**Material provided:**
■ ■ ■ ■

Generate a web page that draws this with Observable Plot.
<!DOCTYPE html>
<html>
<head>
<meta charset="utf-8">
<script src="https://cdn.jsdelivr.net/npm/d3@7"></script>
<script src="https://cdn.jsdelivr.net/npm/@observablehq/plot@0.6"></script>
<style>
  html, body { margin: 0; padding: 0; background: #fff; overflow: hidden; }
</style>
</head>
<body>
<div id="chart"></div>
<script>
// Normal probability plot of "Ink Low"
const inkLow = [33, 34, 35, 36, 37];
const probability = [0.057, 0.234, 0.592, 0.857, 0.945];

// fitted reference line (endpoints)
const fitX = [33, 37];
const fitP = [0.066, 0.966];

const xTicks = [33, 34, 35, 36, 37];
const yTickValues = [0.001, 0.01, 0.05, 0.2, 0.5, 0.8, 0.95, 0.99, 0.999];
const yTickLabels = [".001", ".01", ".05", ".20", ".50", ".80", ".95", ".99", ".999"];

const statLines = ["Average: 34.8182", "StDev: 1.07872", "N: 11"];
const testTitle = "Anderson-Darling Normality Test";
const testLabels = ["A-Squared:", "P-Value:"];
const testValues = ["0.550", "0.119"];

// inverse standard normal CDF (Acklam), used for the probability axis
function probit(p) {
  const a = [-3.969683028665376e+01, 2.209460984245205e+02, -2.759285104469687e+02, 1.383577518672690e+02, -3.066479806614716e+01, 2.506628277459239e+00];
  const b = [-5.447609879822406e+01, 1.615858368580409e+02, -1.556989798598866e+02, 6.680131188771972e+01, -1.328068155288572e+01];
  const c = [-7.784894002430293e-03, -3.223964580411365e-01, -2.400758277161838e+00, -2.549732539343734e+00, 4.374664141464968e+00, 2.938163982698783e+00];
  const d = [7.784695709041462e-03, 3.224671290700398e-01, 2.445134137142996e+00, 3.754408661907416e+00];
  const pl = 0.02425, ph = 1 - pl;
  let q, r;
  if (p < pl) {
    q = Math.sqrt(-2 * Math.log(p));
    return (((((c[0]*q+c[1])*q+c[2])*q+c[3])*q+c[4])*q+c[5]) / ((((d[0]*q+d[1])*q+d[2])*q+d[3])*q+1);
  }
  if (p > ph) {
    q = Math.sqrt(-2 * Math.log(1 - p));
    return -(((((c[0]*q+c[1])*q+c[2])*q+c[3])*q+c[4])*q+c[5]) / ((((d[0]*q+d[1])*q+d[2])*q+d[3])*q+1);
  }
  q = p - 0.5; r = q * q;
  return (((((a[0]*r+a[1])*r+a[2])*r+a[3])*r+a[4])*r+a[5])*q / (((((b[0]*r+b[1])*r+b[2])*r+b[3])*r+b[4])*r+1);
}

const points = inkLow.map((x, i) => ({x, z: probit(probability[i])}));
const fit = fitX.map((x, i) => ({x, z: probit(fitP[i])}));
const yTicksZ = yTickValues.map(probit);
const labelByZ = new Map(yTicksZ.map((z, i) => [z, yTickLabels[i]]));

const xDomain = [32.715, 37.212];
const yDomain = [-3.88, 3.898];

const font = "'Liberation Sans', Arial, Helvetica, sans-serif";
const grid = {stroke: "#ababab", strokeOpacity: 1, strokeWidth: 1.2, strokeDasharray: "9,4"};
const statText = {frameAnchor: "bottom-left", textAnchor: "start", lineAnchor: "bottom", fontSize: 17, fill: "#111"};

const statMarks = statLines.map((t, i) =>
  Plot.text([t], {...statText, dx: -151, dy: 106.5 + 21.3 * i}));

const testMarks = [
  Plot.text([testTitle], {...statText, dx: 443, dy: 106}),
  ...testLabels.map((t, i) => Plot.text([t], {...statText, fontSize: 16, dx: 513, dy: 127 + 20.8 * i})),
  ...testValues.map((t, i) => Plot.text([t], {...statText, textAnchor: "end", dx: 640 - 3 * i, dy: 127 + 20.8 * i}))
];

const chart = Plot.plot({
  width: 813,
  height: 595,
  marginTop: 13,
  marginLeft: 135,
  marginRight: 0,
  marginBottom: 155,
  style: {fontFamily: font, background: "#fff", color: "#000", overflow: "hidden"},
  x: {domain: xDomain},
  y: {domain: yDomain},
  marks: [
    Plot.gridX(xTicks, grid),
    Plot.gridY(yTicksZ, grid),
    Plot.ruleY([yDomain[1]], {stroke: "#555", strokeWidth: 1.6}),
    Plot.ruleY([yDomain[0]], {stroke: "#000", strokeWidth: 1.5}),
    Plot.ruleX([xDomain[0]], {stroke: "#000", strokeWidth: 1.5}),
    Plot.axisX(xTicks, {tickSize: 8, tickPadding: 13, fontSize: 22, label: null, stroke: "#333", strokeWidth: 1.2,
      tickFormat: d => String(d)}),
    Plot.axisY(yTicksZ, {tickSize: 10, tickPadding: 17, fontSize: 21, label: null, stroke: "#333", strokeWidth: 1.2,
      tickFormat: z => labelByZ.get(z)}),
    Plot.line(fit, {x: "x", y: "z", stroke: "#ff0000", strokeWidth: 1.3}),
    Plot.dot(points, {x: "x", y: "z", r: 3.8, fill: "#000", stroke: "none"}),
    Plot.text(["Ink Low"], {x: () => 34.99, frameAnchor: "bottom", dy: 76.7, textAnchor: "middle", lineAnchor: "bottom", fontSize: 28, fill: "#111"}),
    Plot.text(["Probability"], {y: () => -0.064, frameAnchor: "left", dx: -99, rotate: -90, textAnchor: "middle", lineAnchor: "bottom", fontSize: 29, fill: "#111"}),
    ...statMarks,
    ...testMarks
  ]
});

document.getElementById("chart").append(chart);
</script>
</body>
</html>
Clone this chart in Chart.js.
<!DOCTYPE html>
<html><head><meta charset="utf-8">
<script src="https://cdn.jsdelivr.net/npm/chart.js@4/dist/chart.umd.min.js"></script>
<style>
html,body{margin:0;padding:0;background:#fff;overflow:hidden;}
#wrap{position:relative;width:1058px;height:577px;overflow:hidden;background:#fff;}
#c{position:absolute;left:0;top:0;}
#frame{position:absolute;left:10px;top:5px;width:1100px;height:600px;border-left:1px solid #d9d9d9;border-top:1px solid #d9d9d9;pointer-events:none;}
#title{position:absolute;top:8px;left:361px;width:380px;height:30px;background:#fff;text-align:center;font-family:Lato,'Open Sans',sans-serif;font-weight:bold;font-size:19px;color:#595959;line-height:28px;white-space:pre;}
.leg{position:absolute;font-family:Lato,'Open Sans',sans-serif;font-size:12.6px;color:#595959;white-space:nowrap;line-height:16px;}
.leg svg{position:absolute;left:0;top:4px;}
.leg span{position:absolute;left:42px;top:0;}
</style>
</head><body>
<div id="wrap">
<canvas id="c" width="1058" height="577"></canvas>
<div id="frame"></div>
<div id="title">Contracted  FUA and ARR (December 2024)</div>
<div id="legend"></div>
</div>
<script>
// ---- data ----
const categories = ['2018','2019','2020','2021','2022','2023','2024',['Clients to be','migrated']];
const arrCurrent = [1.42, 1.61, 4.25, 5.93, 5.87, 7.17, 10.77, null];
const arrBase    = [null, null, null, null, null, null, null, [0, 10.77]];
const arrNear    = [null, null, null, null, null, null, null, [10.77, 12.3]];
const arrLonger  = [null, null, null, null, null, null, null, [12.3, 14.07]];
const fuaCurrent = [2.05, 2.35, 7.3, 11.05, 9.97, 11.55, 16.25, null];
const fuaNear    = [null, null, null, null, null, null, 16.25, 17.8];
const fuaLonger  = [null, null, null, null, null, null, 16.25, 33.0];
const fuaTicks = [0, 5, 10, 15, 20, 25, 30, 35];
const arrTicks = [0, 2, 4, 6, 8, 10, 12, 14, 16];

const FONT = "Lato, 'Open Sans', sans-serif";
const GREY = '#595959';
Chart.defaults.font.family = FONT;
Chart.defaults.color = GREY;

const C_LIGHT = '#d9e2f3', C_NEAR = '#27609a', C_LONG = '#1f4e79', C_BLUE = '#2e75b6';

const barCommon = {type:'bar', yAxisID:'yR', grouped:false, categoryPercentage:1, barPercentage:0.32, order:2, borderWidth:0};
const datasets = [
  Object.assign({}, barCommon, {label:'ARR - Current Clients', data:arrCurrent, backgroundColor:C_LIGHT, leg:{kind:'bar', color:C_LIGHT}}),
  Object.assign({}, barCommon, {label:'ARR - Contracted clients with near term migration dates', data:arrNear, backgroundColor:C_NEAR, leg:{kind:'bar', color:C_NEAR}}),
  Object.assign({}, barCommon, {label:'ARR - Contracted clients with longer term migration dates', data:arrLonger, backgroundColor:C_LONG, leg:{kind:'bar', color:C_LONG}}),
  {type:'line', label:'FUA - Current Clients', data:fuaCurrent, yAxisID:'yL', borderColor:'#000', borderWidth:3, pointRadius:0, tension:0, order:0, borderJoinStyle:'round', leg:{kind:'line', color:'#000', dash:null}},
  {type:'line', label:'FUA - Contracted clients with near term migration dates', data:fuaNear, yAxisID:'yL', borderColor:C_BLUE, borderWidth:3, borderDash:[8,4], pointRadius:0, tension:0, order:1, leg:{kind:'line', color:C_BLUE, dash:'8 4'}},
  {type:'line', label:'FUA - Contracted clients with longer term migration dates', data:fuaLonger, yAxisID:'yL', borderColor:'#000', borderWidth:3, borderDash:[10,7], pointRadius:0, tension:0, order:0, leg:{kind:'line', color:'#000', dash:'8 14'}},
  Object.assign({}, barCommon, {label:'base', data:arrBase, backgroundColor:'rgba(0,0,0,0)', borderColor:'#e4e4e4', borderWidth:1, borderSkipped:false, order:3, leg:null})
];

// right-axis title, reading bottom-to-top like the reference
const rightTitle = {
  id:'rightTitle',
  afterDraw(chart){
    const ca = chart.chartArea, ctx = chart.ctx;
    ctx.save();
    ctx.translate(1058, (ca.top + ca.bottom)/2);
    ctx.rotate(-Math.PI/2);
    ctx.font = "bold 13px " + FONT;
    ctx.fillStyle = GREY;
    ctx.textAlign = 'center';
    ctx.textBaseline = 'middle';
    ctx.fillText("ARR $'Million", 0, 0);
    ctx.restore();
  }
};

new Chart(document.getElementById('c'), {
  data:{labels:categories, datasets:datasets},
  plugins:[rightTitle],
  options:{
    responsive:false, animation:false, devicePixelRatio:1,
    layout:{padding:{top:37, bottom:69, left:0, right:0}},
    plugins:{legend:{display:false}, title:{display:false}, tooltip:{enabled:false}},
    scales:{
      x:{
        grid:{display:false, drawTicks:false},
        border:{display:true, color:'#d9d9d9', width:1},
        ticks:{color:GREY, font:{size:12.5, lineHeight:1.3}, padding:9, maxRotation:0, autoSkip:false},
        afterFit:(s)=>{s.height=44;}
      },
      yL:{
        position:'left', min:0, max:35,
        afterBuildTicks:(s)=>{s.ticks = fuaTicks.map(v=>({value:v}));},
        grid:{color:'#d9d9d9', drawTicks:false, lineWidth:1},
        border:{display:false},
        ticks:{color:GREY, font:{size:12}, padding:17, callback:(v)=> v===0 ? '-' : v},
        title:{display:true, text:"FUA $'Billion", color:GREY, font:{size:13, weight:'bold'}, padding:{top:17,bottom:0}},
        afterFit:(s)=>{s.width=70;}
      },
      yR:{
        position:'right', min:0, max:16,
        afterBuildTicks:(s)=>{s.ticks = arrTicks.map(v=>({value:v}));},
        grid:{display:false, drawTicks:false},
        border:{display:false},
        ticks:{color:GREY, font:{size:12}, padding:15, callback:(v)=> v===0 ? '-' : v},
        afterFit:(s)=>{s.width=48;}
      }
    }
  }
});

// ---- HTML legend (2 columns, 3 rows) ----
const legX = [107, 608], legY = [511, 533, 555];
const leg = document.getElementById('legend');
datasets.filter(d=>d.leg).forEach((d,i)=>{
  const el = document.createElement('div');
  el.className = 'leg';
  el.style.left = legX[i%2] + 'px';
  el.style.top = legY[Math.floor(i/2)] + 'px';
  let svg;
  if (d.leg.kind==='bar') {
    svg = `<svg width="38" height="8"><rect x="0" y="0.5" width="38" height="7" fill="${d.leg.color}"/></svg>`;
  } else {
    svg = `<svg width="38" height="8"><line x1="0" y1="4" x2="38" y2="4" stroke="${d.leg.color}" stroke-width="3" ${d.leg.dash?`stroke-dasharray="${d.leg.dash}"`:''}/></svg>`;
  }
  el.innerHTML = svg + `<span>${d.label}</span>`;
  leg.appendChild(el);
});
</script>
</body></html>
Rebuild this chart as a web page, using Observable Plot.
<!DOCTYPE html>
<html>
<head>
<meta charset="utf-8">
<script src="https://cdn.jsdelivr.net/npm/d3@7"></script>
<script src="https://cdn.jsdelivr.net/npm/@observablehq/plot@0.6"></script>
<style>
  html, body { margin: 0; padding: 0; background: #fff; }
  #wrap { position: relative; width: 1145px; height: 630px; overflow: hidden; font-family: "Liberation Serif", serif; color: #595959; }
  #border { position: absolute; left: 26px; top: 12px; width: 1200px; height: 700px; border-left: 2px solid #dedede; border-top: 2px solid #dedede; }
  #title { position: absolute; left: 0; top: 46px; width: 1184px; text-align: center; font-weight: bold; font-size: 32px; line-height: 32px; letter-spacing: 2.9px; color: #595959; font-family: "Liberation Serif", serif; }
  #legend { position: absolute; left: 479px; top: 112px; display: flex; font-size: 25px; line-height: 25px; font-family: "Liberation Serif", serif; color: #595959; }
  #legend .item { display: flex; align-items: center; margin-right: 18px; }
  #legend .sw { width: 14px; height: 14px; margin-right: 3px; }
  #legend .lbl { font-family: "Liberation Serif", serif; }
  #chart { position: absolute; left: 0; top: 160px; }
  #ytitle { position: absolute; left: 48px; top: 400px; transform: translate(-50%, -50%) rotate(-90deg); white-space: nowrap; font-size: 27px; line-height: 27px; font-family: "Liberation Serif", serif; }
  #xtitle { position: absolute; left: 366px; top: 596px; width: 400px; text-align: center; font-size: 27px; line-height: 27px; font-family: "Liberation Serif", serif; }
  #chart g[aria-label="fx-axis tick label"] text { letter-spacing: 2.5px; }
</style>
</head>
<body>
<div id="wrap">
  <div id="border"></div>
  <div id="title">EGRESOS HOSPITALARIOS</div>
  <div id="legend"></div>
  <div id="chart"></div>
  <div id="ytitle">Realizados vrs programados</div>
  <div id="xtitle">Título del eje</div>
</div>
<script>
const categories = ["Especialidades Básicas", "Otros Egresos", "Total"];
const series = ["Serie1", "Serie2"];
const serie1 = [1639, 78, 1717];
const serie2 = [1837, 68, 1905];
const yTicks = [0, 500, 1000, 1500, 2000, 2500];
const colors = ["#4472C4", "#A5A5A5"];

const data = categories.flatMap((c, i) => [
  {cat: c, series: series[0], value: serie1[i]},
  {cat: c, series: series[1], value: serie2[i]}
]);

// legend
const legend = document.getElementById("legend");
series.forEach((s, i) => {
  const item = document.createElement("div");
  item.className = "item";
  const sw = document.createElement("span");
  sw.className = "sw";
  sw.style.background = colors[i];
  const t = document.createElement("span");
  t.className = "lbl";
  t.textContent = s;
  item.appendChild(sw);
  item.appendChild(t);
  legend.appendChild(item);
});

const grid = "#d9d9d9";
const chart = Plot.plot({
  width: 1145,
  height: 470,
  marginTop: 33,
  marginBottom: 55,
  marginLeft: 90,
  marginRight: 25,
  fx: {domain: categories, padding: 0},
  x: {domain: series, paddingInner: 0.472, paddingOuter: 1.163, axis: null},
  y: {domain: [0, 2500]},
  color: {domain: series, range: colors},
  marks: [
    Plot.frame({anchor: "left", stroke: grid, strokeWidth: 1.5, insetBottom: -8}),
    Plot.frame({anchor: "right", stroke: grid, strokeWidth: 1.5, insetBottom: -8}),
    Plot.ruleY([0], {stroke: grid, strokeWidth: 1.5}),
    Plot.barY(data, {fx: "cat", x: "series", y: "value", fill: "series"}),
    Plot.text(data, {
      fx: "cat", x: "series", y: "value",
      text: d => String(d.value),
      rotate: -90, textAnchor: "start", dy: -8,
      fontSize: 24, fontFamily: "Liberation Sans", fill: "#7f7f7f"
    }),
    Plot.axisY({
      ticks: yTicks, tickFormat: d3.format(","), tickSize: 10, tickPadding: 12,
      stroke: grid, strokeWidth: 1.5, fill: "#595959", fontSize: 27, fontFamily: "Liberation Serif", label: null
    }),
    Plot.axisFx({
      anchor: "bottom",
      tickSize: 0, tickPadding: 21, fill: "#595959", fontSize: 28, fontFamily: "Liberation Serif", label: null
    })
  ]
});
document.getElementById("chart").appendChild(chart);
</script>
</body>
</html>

■ ■ ■ ■

Identify every line holding the word "this" and copy it out.

**Problem solution:**
Generate a web page that draws this with Observable Plot.
Clone this chart in Chart.js.
Rebuild this chart as a web page, using Observable Plot.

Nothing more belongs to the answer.